→ EXERCISE AIM
Beginning with the opening line of the entries, return every line through the one containing "trigo = [0.01e6, 2.07e6, 2.24e6, 2.44e6, 2.24e6, 0.86e6, 1.24e6]", both included, and nothing else. Omit pictures.

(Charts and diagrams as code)
★ ★ ★

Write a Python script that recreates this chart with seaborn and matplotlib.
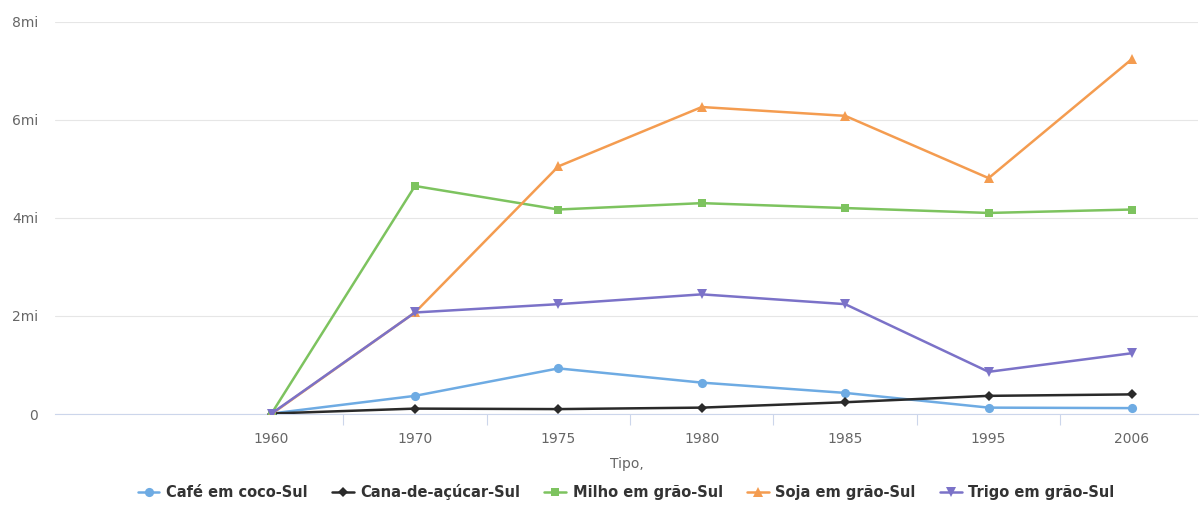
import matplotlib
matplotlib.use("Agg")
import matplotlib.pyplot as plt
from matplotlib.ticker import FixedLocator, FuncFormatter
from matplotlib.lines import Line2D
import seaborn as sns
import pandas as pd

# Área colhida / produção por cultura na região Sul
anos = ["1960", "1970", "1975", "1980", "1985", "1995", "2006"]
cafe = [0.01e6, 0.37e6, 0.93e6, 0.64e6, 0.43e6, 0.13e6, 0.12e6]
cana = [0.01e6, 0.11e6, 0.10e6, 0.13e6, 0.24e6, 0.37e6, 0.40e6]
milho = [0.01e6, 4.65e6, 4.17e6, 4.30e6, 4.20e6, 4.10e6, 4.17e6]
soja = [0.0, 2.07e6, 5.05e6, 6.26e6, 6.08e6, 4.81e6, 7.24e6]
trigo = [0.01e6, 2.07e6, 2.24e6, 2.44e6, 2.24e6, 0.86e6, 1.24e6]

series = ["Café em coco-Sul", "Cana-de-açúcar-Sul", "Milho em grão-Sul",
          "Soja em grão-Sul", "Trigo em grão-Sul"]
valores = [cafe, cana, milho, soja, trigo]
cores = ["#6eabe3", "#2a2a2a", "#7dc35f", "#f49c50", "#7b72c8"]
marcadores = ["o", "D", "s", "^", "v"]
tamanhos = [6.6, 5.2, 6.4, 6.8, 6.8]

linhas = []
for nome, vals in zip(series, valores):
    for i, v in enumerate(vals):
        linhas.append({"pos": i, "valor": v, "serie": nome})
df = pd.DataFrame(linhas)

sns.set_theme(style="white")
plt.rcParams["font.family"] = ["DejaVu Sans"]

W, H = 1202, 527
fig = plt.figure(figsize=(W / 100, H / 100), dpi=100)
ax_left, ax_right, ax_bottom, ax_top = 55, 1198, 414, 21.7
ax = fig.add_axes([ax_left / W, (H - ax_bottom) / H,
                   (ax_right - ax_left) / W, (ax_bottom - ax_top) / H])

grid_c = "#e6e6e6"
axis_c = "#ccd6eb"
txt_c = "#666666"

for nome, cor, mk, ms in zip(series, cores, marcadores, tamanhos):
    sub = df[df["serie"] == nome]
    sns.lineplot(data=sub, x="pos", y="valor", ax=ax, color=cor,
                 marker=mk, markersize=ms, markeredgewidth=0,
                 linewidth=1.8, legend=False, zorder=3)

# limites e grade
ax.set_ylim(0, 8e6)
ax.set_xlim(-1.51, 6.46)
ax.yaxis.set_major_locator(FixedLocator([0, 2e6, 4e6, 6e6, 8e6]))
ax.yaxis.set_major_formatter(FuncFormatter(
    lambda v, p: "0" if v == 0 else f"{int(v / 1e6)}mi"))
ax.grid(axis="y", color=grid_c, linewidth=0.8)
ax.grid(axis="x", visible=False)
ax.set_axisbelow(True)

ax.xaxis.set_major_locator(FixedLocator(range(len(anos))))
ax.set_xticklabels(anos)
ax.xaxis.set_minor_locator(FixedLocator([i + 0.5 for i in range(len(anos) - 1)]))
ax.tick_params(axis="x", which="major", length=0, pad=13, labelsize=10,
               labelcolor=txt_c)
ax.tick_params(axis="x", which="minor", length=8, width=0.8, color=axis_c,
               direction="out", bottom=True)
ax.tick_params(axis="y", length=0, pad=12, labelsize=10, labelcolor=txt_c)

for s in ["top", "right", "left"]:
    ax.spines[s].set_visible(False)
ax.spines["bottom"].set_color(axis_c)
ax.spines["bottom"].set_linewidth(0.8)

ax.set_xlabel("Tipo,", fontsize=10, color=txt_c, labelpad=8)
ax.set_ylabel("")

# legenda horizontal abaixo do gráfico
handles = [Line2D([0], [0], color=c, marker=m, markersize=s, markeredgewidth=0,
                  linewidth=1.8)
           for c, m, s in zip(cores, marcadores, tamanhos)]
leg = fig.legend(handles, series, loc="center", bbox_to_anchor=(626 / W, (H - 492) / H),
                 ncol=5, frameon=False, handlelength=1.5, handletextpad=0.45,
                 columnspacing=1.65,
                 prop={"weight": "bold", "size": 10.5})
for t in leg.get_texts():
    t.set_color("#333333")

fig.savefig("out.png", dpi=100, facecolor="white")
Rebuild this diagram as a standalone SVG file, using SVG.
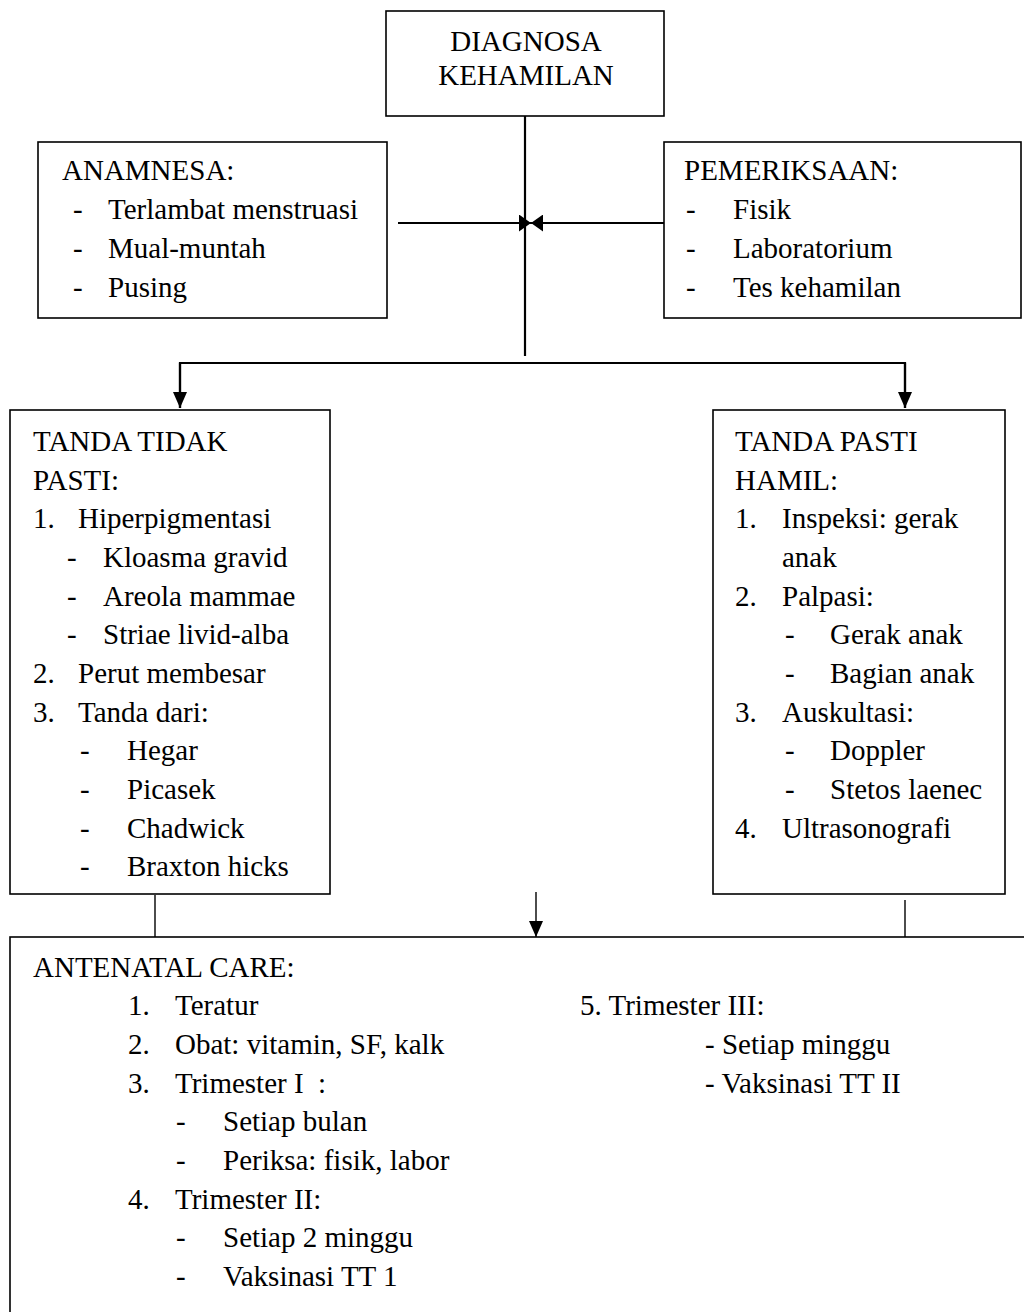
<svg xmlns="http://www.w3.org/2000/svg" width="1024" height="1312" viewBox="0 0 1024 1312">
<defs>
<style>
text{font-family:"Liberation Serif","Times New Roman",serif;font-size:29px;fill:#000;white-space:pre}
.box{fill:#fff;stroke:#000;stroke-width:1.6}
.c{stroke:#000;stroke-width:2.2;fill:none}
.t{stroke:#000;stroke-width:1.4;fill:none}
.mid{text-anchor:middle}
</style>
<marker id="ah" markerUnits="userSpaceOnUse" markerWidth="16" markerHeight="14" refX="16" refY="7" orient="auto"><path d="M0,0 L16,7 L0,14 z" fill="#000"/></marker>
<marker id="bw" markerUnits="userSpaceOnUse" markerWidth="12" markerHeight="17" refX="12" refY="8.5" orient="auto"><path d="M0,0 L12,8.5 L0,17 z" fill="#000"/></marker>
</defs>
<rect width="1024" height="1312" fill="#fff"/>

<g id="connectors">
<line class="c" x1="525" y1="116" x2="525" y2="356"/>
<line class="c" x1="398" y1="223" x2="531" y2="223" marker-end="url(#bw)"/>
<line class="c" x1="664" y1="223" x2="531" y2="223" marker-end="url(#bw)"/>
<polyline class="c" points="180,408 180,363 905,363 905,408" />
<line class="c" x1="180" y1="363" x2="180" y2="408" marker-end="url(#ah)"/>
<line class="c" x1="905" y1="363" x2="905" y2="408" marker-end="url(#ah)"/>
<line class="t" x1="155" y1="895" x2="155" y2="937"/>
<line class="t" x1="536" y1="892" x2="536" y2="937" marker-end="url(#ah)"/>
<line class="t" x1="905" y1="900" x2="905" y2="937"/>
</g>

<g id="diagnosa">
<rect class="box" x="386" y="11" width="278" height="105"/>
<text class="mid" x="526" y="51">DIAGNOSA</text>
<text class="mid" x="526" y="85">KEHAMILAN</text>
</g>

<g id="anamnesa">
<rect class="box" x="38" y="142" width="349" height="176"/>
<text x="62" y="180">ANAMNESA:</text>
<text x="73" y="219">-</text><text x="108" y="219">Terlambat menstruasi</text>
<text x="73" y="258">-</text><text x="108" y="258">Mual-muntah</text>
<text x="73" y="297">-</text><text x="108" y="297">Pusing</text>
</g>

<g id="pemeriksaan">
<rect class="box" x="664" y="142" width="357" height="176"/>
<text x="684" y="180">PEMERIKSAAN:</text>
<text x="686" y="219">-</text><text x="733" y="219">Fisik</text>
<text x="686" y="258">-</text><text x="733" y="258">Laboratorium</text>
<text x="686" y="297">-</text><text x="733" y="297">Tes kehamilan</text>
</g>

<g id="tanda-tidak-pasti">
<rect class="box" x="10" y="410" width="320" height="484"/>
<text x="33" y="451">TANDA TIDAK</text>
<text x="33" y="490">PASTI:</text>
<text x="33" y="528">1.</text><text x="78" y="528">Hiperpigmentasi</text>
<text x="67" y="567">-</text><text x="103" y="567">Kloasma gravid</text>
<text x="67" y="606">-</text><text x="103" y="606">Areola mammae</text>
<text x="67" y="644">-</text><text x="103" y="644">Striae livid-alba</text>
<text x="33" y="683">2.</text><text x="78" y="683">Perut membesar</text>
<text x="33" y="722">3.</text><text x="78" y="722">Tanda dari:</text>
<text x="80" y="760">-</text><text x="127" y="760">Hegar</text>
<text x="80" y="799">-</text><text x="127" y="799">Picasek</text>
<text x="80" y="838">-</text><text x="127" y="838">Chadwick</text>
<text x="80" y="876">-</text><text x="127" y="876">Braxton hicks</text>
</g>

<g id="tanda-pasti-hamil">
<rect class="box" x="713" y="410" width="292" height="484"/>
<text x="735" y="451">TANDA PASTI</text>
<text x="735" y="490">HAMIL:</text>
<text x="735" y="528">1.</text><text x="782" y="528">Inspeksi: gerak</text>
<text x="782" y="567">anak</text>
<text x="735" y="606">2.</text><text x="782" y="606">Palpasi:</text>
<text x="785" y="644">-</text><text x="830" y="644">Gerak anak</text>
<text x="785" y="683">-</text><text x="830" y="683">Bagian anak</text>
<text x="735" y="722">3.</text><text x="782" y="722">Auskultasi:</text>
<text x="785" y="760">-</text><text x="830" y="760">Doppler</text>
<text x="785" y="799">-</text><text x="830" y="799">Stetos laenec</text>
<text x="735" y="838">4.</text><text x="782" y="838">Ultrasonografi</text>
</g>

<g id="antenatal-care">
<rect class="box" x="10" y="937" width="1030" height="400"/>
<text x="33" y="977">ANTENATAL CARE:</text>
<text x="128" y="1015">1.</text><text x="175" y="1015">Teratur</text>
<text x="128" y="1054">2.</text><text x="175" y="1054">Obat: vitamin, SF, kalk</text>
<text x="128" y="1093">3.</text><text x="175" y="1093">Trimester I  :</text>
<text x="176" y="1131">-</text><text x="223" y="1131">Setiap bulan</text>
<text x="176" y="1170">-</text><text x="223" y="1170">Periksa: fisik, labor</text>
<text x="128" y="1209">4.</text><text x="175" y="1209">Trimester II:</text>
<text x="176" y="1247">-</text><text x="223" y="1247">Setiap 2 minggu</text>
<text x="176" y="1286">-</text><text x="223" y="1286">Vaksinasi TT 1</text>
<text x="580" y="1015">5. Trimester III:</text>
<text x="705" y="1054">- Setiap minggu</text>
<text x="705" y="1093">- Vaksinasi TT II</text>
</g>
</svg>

★ ★ ★

→ TASK RESPONSE
Write a Python script that recreates this chart with seaborn and matplotlib.
import matplotlib
matplotlib.use("Agg")
import matplotlib.pyplot as plt
from matplotlib.ticker import FixedLocator, FuncFormatter
from matplotlib.lines import Line2D
import seaborn as sns
import pandas as pd

# Área colhida / produção por cultura na região Sul
anos = ["1960", "1970", "1975", "1980", "1985", "1995", "2006"]
cafe = [0.01e6, 0.37e6, 0.93e6, 0.64e6, 0.43e6, 0.13e6, 0.12e6]
cana = [0.01e6, 0.11e6, 0.10e6, 0.13e6, 0.24e6, 0.37e6, 0.40e6]
milho = [0.01e6, 4.65e6, 4.17e6, 4.30e6, 4.20e6, 4.10e6, 4.17e6]
soja = [0.0, 2.07e6, 5.05e6, 6.26e6, 6.08e6, 4.81e6, 7.24e6]
trigo = [0.01e6, 2.07e6, 2.24e6, 2.44e6, 2.24e6, 0.86e6, 1.24e6]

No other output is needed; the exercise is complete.